I too have a stash of "inherited thread" just like this in a couple of brands.  I imagine it was made of cotton "in the day" but I can't find any content on any of the spools either and googling the term didn't help with the content.  It seems very strong and I have used it without its breaking.  My new spools of b and c are cotton-covered polyester.  The shiny coating is to make it resistant to tangling.  Go ahead and use it for crafting/hand sewing - doubt it will break.
« Reply #4 on: July 10, 2012 06:25:53 PM »

What kind of craftster are you if you're afraid to torch a little thread?

Use an ashtray or old saucer, wad up about a foot of thread, and touch a match to it.  You aren't going to get a huge blaze. 

for thread or fabric:
If the result is ashy, with a burnt wood smell, you've got a plant-based fiber like cotton, linen, or rayon. 
If it's black and melty, with a chemical smell, it's petroleum-based synthetic like polyester
If it doesn't burn well and smells like burnt dog, it's animal-based, like wool or silk.

sometimes just the outer thread on a spool gets wrecked; you cold try unreeling several layers and strenght testing it again to see if there's anything salvageable.

"Creativity is allowing yourself to make mistakes. Art is knowing which ones to keep." - Scott Adams
« Reply #5 on: July 11, 2012 08:25:40 AM »
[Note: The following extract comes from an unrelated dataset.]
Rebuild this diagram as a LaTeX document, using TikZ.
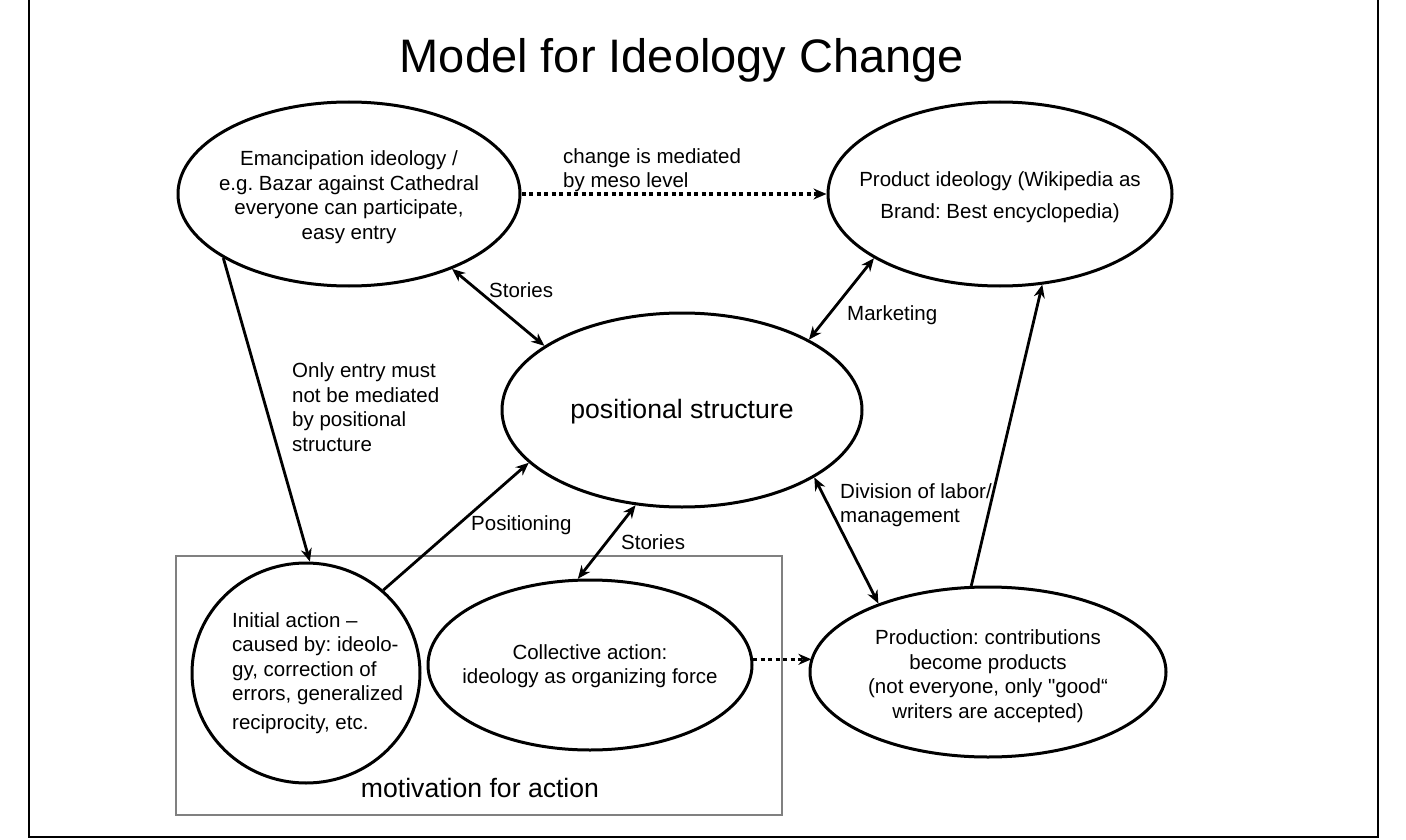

What kind of craftster are you if you're afraid to torch a little thread?

A cautious one.

This is an old thread. As Aislynn suggested, I did research burn tests and found lots of information, but I've been busy with other (non-crafty) things so the B&C has been put away. If I do decide to test it I will report back here in case others who have the same thread would like to have that information.